◆ **What the task requires**
Please determine how many lines of the material include the word "this", and respond with nothing but that number.

A run of records:
+ + + + + + +
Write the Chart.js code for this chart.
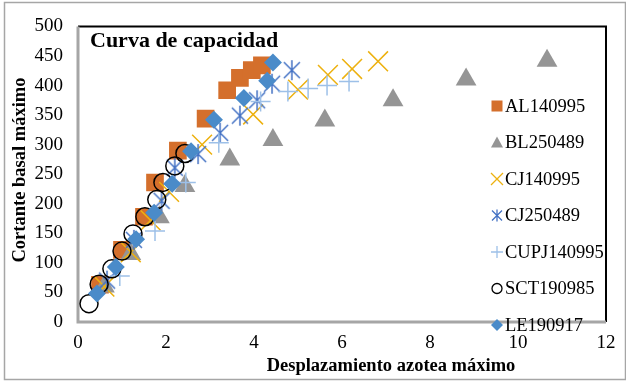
<!DOCTYPE html>
<html>
<head>
<meta charset="utf-8">
<script src="https://cdn.jsdelivr.net/npm/chart.js@4.4.0/dist/chart.umd.min.js"></script>
<style>
  html, body { margin: 0; padding: 0; background: #fff; }
  #wrap { width: 626px; height: 381px; }
</style>
</head>
<body>
<div id="wrap"><canvas id="chart" width="626" height="381"></canvas></div>
<script>
// series: [desplazamiento, cortante]
const seriesNames = ['AL140995', 'BL250489', 'CJ140995', 'CJ250489', 'CUPJ140995', 'SCT190985', 'LE190917'];
const al140995 = [[0.5, 63], [1.0, 122], [1.5, 178], [1.75, 236], [2.27, 290], [2.9, 344], [3.39, 392], [3.68, 413], [3.95, 426], [4.18, 434]];
const bl250489 = [[0.6, 60], [1.2, 115], [1.85, 177], [2.43, 230], [3.45, 275], [4.43, 308], [5.61, 341], [7.16, 375], [8.82, 410], [10.66, 442]];
const cj140995 = [[0.6, 60], [1.2, 118], [1.65, 172], [2.07, 220], [2.82, 300], [3.98, 351], [5.0, 393], [5.68, 418], [6.23, 428], [6.82, 441]];
const cj250489 = [[0.66, 70], [1.27, 139], [1.9, 205], [2.2, 261], [2.73, 284], [3.23, 320], [3.68, 349], [4.07, 375], [4.41, 403], [4.86, 426]];
const cupj140995 = [[0.95, 78], [1.75, 154], [2.45, 236], [3.2, 303], [4.15, 373], [4.77, 390], [5.23, 395], [5.66, 400], [6.16, 407]];
const sct190985 = [[0.25, 31], [0.48, 64], [0.77, 90], [1.0, 120], [1.25, 149], [1.52, 178], [1.79, 207], [1.93, 236], [2.2, 264], [2.43, 285]];
const le190917 = [[0.43, 48], [0.86, 93], [1.32, 140], [1.73, 185], [2.14, 234], [2.57, 289], [3.09, 342], [3.77, 379], [4.3, 408], [4.43, 439]];

const xTicks = [0, 2, 4, 6, 8, 10, 12];
const yTicks = [0, 50, 100, 150, 200, 250, 300, 350, 400, 450, 500];

const chartTitle = 'Curva de capacidad';
const xTitle = 'Desplazamiento azotea máximo';
const yTitle = 'Cortante basal máximo';

const allSeries = [al140995, bl250489, cj140995, cj250489, cupj140995, sct190985, le190917];
const colors = ['#D46F2C', '#959595', '#EDB10F', '#4472C4', '#9DC0E8', '#000000', '#4A8BC9'];
const serif = "'Liberation Serif', 'Times New Roman', serif";

// Excel style asterisk: vertical stroke plus an X
function asterisk(size, color, lw) {
  const c = document.createElement('canvas');
  c.width = size; c.height = size;
  const g = c.getContext('2d');
  const m = size / 2, r = size / 2 - 1;
  g.strokeStyle = color;
  g.lineWidth = lw;
  g.beginPath();
  g.moveTo(m, m - r); g.lineTo(m, m + r);
  g.moveTo(m - r * 0.8, m - r * 0.8); g.lineTo(m + r * 0.8, m + r * 0.8);
  g.moveTo(m + r * 0.8, m - r * 0.8); g.lineTo(m - r * 0.8, m + r * 0.8);
  g.stroke();
  return c;
}

const styles = [
  { pointStyle: 'rect', pointRadius: 12.5, backgroundColor: colors[0], borderColor: colors[0], borderWidth: 0 },
  { pointStyle: 'triangle', pointRadius: 12, backgroundColor: colors[1], borderColor: colors[1], borderWidth: 0 },
  { pointStyle: 'crossRot', pointRadius: 14, backgroundColor: colors[2], borderColor: colors[2], borderWidth: 1.5 },
  { pointStyle: asterisk(22, colors[3], 1.5), pointRadius: 11, backgroundColor: colors[3], borderColor: colors[3], borderWidth: 1.5 },
  { pointStyle: 'cross', pointRadius: 10, backgroundColor: colors[4], borderColor: colors[4], borderWidth: 1.5 },
  { pointStyle: 'circle', pointRadius: 9, backgroundColor: 'rgba(0,0,0,0)', borderColor: colors[5], borderWidth: 1.5 },
  { pointStyle: 'rectRot', pointRadius: 9, backgroundColor: colors[6], borderColor: colors[6], borderWidth: 0 }
];

const datasets = allSeries.map((s, i) => Object.assign({
  label: seriesNames[i],
  data: s.map(p => ({ x: p[0], y: p[1] })),
  showLine: false,
  order: allSeries.length - 1 - i
}, styles[i]));

function legendMarker(ctx, i, x, y) {
  const c = colors[i];
  ctx.save();
  ctx.fillStyle = c;
  ctx.strokeStyle = c;
  ctx.lineWidth = 1.3;
  ctx.beginPath();
  if (i === 0) {
    ctx.fillRect(x - 5.5, y - 5.5, 11, 11);
  } else if (i === 1) {
    ctx.moveTo(x, y - 6); ctx.lineTo(x + 6, y + 5); ctx.lineTo(x - 6, y + 5); ctx.closePath(); ctx.fill();
  } else if (i === 2) {
    ctx.moveTo(x - 6, y - 6); ctx.lineTo(x + 6, y + 6); ctx.moveTo(x + 6, y - 6); ctx.lineTo(x - 6, y + 6); ctx.stroke();
  } else if (i === 3) {
    ctx.moveTo(x, y - 6); ctx.lineTo(x, y + 6);
    ctx.moveTo(x - 5, y - 5); ctx.lineTo(x + 5, y + 5); ctx.moveTo(x + 5, y - 5); ctx.lineTo(x - 5, y + 5); ctx.stroke();
  } else if (i === 4) {
    ctx.moveTo(x - 6, y); ctx.lineTo(x + 6, y); ctx.moveTo(x, y - 6); ctx.lineTo(x, y + 6); ctx.stroke();
  } else if (i === 5) {
    ctx.arc(x, y, 5, 0, Math.PI * 2); ctx.stroke();
  } else {
    ctx.moveTo(x, y - 6); ctx.lineTo(x + 6, y); ctx.lineTo(x, y + 6); ctx.lineTo(x - 6, y); ctx.closePath(); ctx.fill();
  }
  ctx.restore();
}

const decor = {
  id: 'decor',
  beforeDraw(chart) {
    const ctx = chart.ctx;
    ctx.save();
    ctx.fillStyle = '#fff';
    ctx.fillRect(0, 0, chart.width, chart.height);
    ctx.strokeStyle = '#A6A6A6';
    ctx.lineWidth = 1.5;
    ctx.strokeRect(4.5, 2.5, 621, 377);
    ctx.restore();
  },
  beforeDatasetsDraw(chart) {
    const ctx = chart.ctx, a = chart.chartArea;
    ctx.save();
    ctx.lineWidth = 2;
    ctx.strokeStyle = '#000';
    ctx.beginPath();
    ctx.moveTo(a.left, a.top); ctx.lineTo(a.right, a.top); ctx.lineTo(a.right, a.bottom);
    ctx.stroke();
    ctx.strokeStyle = '#A6A6A6';
    ctx.lineWidth = 3;
    ctx.beginPath();
    ctx.moveTo(a.left, a.top); ctx.lineTo(a.left, a.bottom); ctx.lineTo(a.right, a.bottom);
    ctx.stroke();
    ctx.restore();
  },
  afterDraw(chart) {
    const ctx = chart.ctx;
    ctx.save();
    ctx.fillStyle = '#000';
    ctx.textBaseline = 'middle';
    ctx.textAlign = 'left';
    ctx.font = 'bold 22px ' + serif;
    ctx.fillText(chartTitle, 90, 41);

    ctx.font = 'bold 18.5px ' + serif;
    ctx.textAlign = 'center';
    ctx.fillText(xTitle, 391, 366);
    ctx.save();
    ctx.translate(20, 170);
    ctx.rotate(-Math.PI / 2);
    ctx.fillText(yTitle, 0, 0);
    ctx.restore();

    ctx.font = '18.5px ' + serif;
    ctx.textAlign = 'left';
    seriesNames.forEach((n, i) => {
      const y = 106 + i * 36.5;
      legendMarker(ctx, i, 497, y);
      ctx.fillStyle = '#000';
      ctx.fillText(n, 505, y + 1);
    });
    ctx.restore();
  }
};

new Chart(document.getElementById('chart'), {
  type: 'scatter',
  data: { datasets: datasets },
  plugins: [decor],
  options: {
    responsive: false,
    animation: false,
    devicePixelRatio: 1,
    layout: { padding: { left: 0, top: 17, right: 20, bottom: 0 } },
    plugins: { legend: { display: false }, tooltip: { enabled: false } },
    scales: {
      x: {
        type: 'linear', min: 0, max: 12,
        afterBuildTicks: s => { s.ticks = xTicks.map(v => ({ value: v })); },
        afterFit: s => { s.height = 59; },
        grid: { display: false, drawTicks: false },
        border: { display: false },
        ticks: { color: '#000', padding: 10, font: { family: serif, size: 19 } }
      },
      y: {
        type: 'linear', min: 0, max: 500,
        afterBuildTicks: s => { s.ticks = yTicks.map(v => ({ value: v })); },
        afterFit: s => { s.width = 78; },
        grid: { display: false, drawTicks: false },
        border: { display: false },
        ticks: { color: '#000', padding: 15, font: { family: serif, size: 19 } }
      }
    }
  }
});
</script>
</body>
</html>
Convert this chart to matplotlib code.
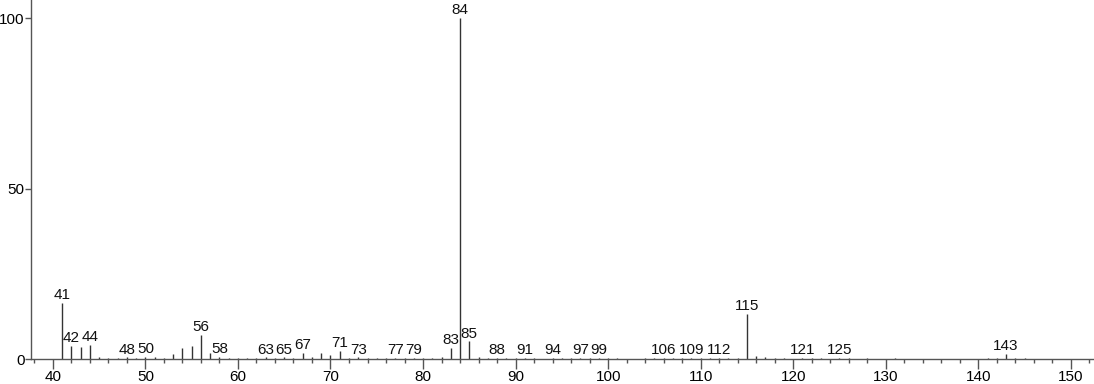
+ + + + + + +
◆ **Correct result**
2